Data entries:
☆ ☆ ☆

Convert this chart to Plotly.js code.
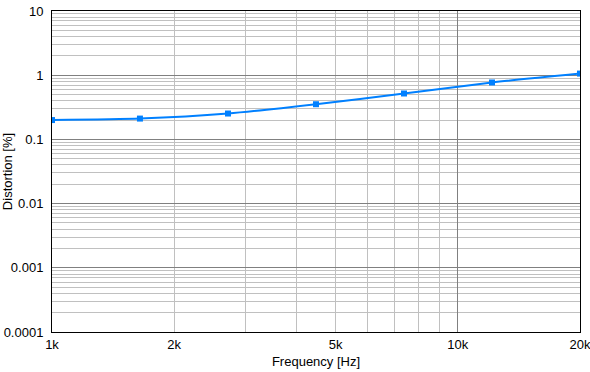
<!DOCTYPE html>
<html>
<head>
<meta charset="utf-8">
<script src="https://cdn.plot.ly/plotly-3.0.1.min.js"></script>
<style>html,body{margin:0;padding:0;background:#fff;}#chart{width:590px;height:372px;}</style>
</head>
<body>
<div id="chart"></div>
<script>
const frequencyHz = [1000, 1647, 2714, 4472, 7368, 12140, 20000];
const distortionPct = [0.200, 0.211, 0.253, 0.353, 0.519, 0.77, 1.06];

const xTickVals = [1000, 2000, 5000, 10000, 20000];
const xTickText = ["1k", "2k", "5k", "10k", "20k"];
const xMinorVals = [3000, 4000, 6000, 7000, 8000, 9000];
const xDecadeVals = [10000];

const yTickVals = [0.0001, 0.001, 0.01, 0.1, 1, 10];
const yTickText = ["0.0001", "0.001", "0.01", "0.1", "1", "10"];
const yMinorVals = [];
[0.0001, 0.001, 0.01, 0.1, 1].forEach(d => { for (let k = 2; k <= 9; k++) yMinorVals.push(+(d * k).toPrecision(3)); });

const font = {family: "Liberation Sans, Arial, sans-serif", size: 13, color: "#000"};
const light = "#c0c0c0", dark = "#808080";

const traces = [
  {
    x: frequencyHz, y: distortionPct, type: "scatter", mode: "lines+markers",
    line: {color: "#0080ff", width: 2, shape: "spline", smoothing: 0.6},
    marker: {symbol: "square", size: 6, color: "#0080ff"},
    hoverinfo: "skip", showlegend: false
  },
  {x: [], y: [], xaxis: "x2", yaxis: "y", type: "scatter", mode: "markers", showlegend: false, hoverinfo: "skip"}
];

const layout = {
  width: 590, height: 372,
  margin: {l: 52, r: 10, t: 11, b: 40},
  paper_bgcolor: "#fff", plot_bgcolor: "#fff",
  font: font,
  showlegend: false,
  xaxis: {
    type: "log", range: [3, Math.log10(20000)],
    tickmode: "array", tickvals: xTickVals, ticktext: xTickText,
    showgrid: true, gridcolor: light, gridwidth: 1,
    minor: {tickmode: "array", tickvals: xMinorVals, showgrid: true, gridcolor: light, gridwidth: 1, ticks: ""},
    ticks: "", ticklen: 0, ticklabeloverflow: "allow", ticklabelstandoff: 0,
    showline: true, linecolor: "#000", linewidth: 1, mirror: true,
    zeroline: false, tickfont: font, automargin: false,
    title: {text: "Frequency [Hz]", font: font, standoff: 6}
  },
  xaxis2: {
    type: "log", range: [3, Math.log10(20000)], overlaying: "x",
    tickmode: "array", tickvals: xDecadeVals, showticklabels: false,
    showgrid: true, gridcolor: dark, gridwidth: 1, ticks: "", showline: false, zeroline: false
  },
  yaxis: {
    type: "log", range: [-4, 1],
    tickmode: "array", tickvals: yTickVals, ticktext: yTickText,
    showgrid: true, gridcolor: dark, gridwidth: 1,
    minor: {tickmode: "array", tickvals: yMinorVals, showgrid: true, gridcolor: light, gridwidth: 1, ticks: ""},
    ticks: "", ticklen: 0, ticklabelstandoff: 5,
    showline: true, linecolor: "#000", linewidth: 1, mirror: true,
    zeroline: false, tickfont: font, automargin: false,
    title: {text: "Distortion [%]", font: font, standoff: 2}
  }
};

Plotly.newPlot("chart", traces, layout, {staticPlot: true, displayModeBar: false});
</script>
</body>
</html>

☆ ☆ ☆

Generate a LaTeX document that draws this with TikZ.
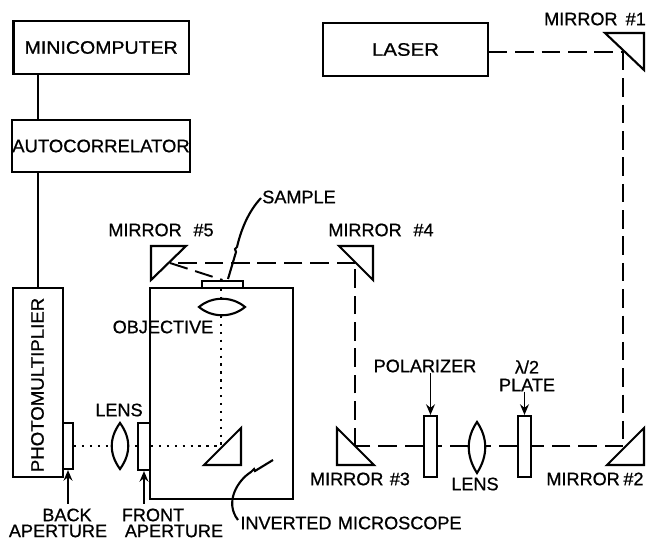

☆ ☆ ☆

To be done: Take every line above carrying "chart" and return it.

Result of this exercise:
Convert this chart to Plotly.js code.
<style>html,body{margin:0;padding:0;background:#fff;}#chart{width:590px;height:372px;}</style>
<div id="chart"></div>
Plotly.newPlot("chart", traces, layout, {staticPlot: true, displayModeBar: false});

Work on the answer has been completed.